> **Exercise**:
Retype only what runs from the beginning of the data through the line with "43, 28, 7, 0];"; please omit the pictures and keep every line exact.

> **Given data**:
┄┄┄┄┄┄┄┄┄┄┄┄┄┄┄┄┄┄┄┄

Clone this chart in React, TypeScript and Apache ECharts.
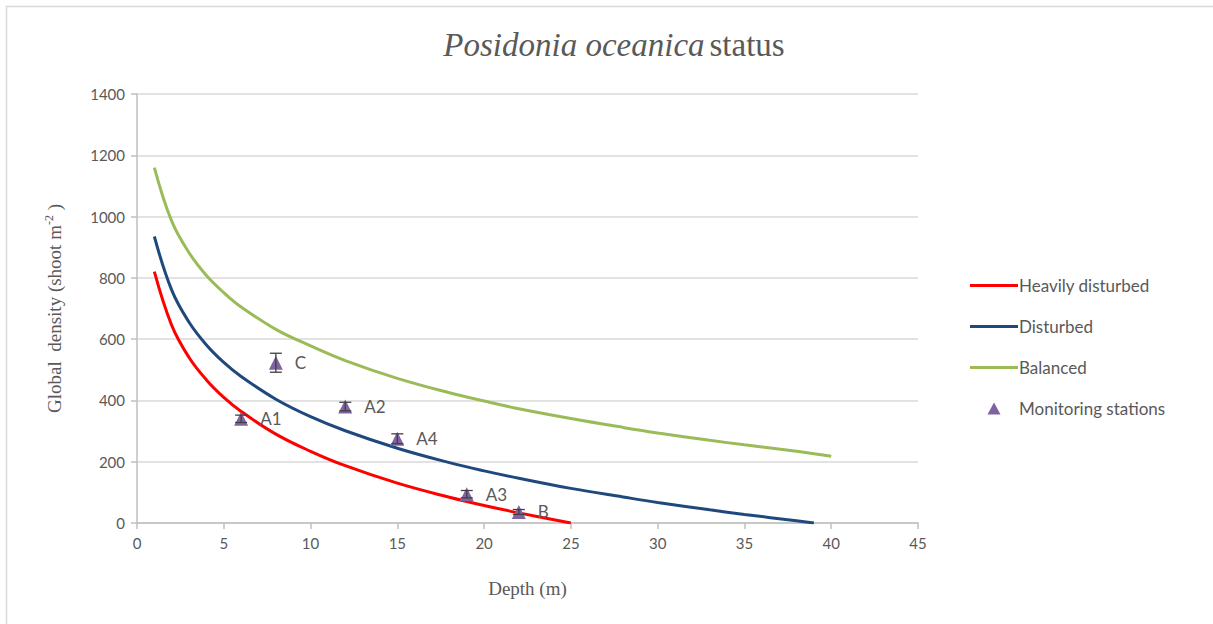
import React, { useEffect, useRef } from "react";
import * as echarts from "echarts";

// Depth (m) readings for each classification curve
const heavyDepth = [1, 2, 3, 4, 5, 6, 8, 10, 12, 15, 18, 20, 22, 25];
const heavyDensity = [820, 645, 540, 467, 410, 364, 290, 234, 187, 130, 84, 57, 33, 0];

const disturbedDepth = [1, 2, 3, 4, 5, 6, 8, 10, 12, 15, 18, 20, 22, 25, 28, 30, 33, 35, 38, 39];
const disturbedDensity = [935, 760, 655, 581, 524, 478, 404, 347, 301, 244, 197, 170, 146, 113, 85, 67, 43, 28, 7, 0];

const balancedDepth = [1, 2, 3, 4, 5, 6, 8, 10, 12, 15, 18, 20, 22, 25, 28, 30, 33, 35, 38, 40];
const balancedDensity = [1160, 985, 882, 808, 752, 705, 632, 578, 530, 472, 425, 398, 373, 341, 312, 294, 270, 255, 234, 218];

// Monitoring stations
const stationNames = ["A1", "C", "A2", "A4", "A3", "B"];
const stationDepth = [6, 8, 12, 15, 19, 22];
const stationDensity = [340, 523, 380, 275, 94, 36];
const stationError = [12, 31, 14, 16, 12, 8];

const seriesNames = ["Heavily disturbed", "Disturbed", "Balanced", "Monitoring stations"];

const pairs = (xs: number[], ys: number[]) => xs.map((x, i) => [x, ys[i]]);

export default function App() {
  const ref = useRef<HTMLDivElement>(null);
  useEffect(() => {
    if (!ref.current) return;
    const chart = echarts.init(ref.current, undefined, { renderer: "svg" });
    const sans = "Lato, 'Open Sans', sans-serif";
    const serif = "'Liberation Serif', 'DejaVu Serif', serif";
    const lineIcon = "path://M0,0H48V3H0Z";
    const triIcon = "path://M6,0L12,11L0,11Z";
    const lineSeries = (name: string, xs: number[], ys: number[], color: string) => ({
      name,
      type: "line",
      data: pairs(xs, ys),
      smooth: 0.4,
      symbol: "none",
      lineStyle: { color, width: 3 },
      itemStyle: { color },
      z: 3,
    });
    chart.setOption({
      animation: false,
      backgroundColor: "#ffffff",
      title: {
        text: "{i|Posidonia oceanica} {n|status}",
        left: 609,
        textAlign: "center",
        top: 23,
        textStyle: {
          fontWeight: "normal",
          rich: {
            i: { fontFamily: serif, fontStyle: "italic", fontWeight: "normal", fontSize: 33, color: "#595959" },
            n: { fontFamily: serif, fontWeight: "normal", fontSize: 33, color: "#595959" },
          },
        },
      },
      graphic: [
        { type: "line", shape: { x1: 6, y1: 6.5, x2: 1213, y2: 6.5 }, style: { stroke: "#d9d9d9", lineWidth: 1.5 } },
        { type: "line", shape: { x1: 6.5, y1: 6, x2: 6.5, y2: 624 }, style: { stroke: "#d9d9d9", lineWidth: 1.5 } },
      ],
      legend: {
        orient: "vertical",
        left: 965,
        top: 272,
        itemGap: 24,
        itemWidth: 48,
        itemHeight: 12,
        data: [
          { name: seriesNames[0], icon: lineIcon },
          { name: seriesNames[1], icon: lineIcon },
          { name: seriesNames[2], icon: lineIcon },
          { name: seriesNames[3], icon: triIcon, itemStyle: { opacity: 1 } },
        ],
        textStyle: { fontFamily: sans, fontSize: 17, color: "#595959", padding: [0, 0, 0, -4] },
      },
      grid: { left: 137, top: 94, right: 295, bottom: 101, containLabel: false },
      xAxis: {
        type: "value",
        min: 0,
        max: 45,
        interval: 5,
        name: "Depth (m)",
        nameLocation: "middle",
        nameGap: 56,
        nameTextStyle: { fontFamily: serif, fontSize: 19, color: "#595959" },
        axisLine: { lineStyle: { color: "#bfbfbf", width: 1.5 } },
        axisTick: { show: true, length: 6, lineStyle: { color: "#bfbfbf", width: 1.5 } },
        axisLabel: { fontFamily: sans, fontSize: 15, color: "#595959", margin: 12 },
        splitLine: { show: false },
      },
      yAxis: {
        type: "value",
        min: 0,
        max: 1400,
        interval: 200,
        name: "{t|Global  density (shoot m}{s|-2}{t| )}",
        nameLocation: "middle",
        nameGap: 72,
        nameRotate: 90,
        nameTextStyle: {
          rich: {
            t: { fontFamily: serif, fontSize: 19, color: "#595959" },
            s: { fontFamily: serif, fontSize: 12, color: "#595959", verticalAlign: "top", padding: [0, 0, 10, 0] },
          },
        },
        axisLine: { show: true, lineStyle: { color: "#bfbfbf", width: 1.5 } },
        axisTick: { show: true, length: 6, lineStyle: { color: "#bfbfbf", width: 1.5 } },
        axisLabel: { fontFamily: sans, fontSize: 15, color: "#595959", margin: 12, formatter: (v: number) => String(v) },
        splitLine: { show: true, lineStyle: { color: "#d9d9d9", width: 1.5 } },
      },
      series: [
        lineSeries(seriesNames[0], heavyDepth, heavyDensity, "#ff0000"),
        lineSeries(seriesNames[1], disturbedDepth, disturbedDensity, "#1f497d"),
        lineSeries(seriesNames[2], balancedDepth, balancedDensity, "#9bbb59"),
        {
          name: seriesNames[3],
          type: "scatter",
          symbol: "triangle",
          symbolSize: 14,
          itemStyle: { color: "#8064a2", opacity: 1 },
          data: stationDepth.map((d, i) => ({ value: [d, stationDensity[i]], name: stationNames[i] })),
          label: {
            show: true,
            position: "right",
            distance: 12,
            formatter: (p: any) => p.name,
            fontFamily: sans,
            fontSize: 17,
            color: "#595959",
          },
          z: 5,
        },
        {
          name: "errors",
          type: "custom",
          silent: true,
          z: 6,
          data: stationDepth.map((d, i) => [d, stationDensity[i] - stationError[i], stationDensity[i] + stationError[i]]),
          renderItem: (params: any, api: any) => {
            const lo = api.coord([api.value(0), api.value(1)]);
            const hi = api.coord([api.value(0), api.value(2)]);
            const w = 6;
            const style = { stroke: "#404040", lineWidth: 1.3 };
            return {
              type: "group",
              children: [
                { type: "line", shape: { x1: lo[0], y1: lo[1], x2: hi[0], y2: hi[1] }, style },
                { type: "line", shape: { x1: lo[0] - w, y1: lo[1], x2: lo[0] + w, y2: lo[1] }, style },
                { type: "line", shape: { x1: hi[0] - w, y1: hi[1], x2: hi[0] + w, y2: hi[1] }, style },
              ],
            };
          },
        },
      ],
    });
    return () => chart.dispose();
  }, []);
  return <div ref={ref} style={{ position: "fixed", left: 0, top: 0, width: 1213, height: 624 }} />;
}
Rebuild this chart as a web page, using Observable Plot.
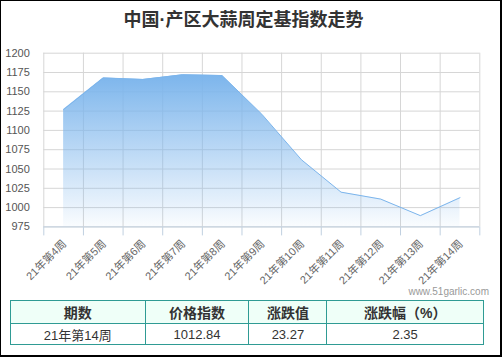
<!DOCTYPE html>
<html><head><meta charset="utf-8">
<script src="https://cdn.jsdelivr.net/npm/d3@7"></script>
<script src="https://cdn.jsdelivr.net/npm/@observablehq/plot@0.6"></script>
<style>
html,body{margin:0;padding:0;background:#fff;}
#wrap{position:relative;width:502px;height:357px;overflow:hidden;background:#fff;font-family:"Liberation Sans","Noto Sans CJK SC",sans-serif;}
#frame{position:absolute;left:0;top:0;width:502px;height:357px;box-sizing:border-box;border-style:solid;border-color:#000;border-width:1px 2px 2px 1px;pointer-events:none;}
#title{position:absolute;left:0;top:11px;width:487px;text-align:center;font-size:18px;line-height:18px;font-weight:bold;color:#333;font-family:"Liberation Sans","Noto Sans CJK SC",sans-serif;}
#chart{position:absolute;left:0;top:40px;}
#wm{position:absolute;right:13px;top:286px;font-size:10px;color:#999;font-family:"Liberation Sans",sans-serif;}
table{position:absolute;left:10px;top:300px;width:474px;border-collapse:collapse;font-family:"Liberation Sans","Noto Sans CJK SC",sans-serif;color:#333;}
td,th{border:1px solid #2f9b94;text-align:center;padding:0;}
th{height:22px;font-size:14px;font-weight:bold;background:#effff8;}
td{height:20px;font-size:13px;}
</style></head>
<body>
<div id="wrap">
<div id="title"></div>
<div id="chart"></div>
<div id="wm">www.51garlic.com</div>
<table id="tbl"></table>
<div id="frame"></div>
</div>
<script>
const title = "中国·产区大蒜周定基指数走势";
const weeks = ["21年第4周","21年第5周","21年第6周","21年第7周","21年第8周","21年第9周","21年第10周","21年第11周","21年第12周","21年第13周","21年第14周"];
const values = [1127, 1168, 1166, 1172, 1171, 1121, 1062, 1020, 1011, 989.57, 1012.84];
const yTicks = [975, 1000, 1025, 1050, 1075, 1100, 1125, 1150, 1175, 1200];
const tableHeader = ["期数","价格指数","涨跌值","涨跌幅（%）"];
const tableRow = ["21年第14周","1012.84","23.27","2.35"];
const colWidths = [135, 104, 78, 157];

document.getElementById("title").textContent = title;

const data = weeks.map((w, i) => ({i, w, v: values[i]}));
const bounds = d3.range(weeks.length + 1).map(k => k - 0.5);
const base = yTicks[0];

const svg = Plot.plot({
  width: 502,
  height: 250,
  marginTop: 12.7,
  marginBottom: 63.6,
  marginLeft: 43.3,
  marginRight: 22.7,
  style: {fontSize: "11px", fontFamily: "'Liberation Sans','Noto Sans CJK SC',sans-serif", color: "#555", background: "transparent"},
  x: {domain: [-0.5, weeks.length - 0.5], ticks: bounds, tickSize: 9, tickFormat: () => "", label: null},
  y: {domain: [yTicks[0], yTicks[yTicks.length - 1]], ticks: yTicks, tickSize: 0, tickPadding: 14, tickFormat: d => String(d), label: null},
  marks: [
    Plot.ruleY(yTicks, {stroke: "#d6d6d6", strokeWidth: 1}),
    Plot.ruleX(bounds, {stroke: "#d6d6d6", strokeWidth: 1}),
    Plot.areaY(data, {x: "i", y1: base, y2: "v", fill: "url(#areaGrad)"}),
    Plot.lineY(data, {x: "i", y: "v", stroke: "#7cb5ec", strokeWidth: 1}),
    Plot.ruleY([base], {stroke: "#c0d0e0", strokeWidth: 1}),
    Plot.text(data, {x: "i", y: base, text: "w", rotate: -45, textAnchor: "end", dx: 1, dy: 15, fill: "#666", fontSize: 11})
  ]
});

const ns = "http://www.w3.org/2000/svg";
const defs = document.createElementNS(ns, "defs");
defs.innerHTML = '<linearGradient id="areaGrad" x1="0" y1="0" x2="0" y2="1">' +
  '<stop offset="0" stop-color="#7cb5ec" stop-opacity="1"/>' +
  '<stop offset="1" stop-color="#7cb5ec" stop-opacity="0.04"/></linearGradient>';
svg.insertBefore(defs, svg.firstChild);
svg.querySelectorAll('[aria-label^="x-axis"]').forEach(g => { g.style.color = "#c0d0e0"; });
document.getElementById("chart").appendChild(svg);

const tbl = document.getElementById("tbl");
const cg = document.createElement("colgroup");
colWidths.forEach(w => { const c = document.createElement("col"); c.style.width = w + "px"; cg.appendChild(c); });
tbl.appendChild(cg);
const tr1 = document.createElement("tr");
tableHeader.forEach(h => { const th = document.createElement("th"); th.textContent = h; tr1.appendChild(th); });
const tr2 = document.createElement("tr");
tableRow.forEach(h => { const td = document.createElement("td"); td.textContent = h; tr2.appendChild(td); });
tbl.appendChild(tr1); tbl.appendChild(tr2);
</script>
</body></html>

┄┄┄┄┄┄┄┄┄┄┄┄┄┄┄┄┄┄┄┄

> **Expected answer**:
Clone this chart in React, TypeScript and Apache ECharts.
import React, { useEffect, useRef } from "react";
import * as echarts from "echarts";

// Depth (m) readings for each classification curve
const heavyDepth = [1, 2, 3, 4, 5, 6, 8, 10, 12, 15, 18, 20, 22, 25];
const heavyDensity = [820, 645, 540, 467, 410, 364, 290, 234, 187, 130, 84, 57, 33, 0];

const disturbedDepth = [1, 2, 3, 4, 5, 6, 8, 10, 12, 15, 18, 20, 22, 25, 28, 30, 33, 35, 38, 39];
const disturbedDensity = [935, 760, 655, 581, 524, 478, 404, 347, 301, 244, 197, 170, 146, 113, 85, 67, 43, 28, 7, 0];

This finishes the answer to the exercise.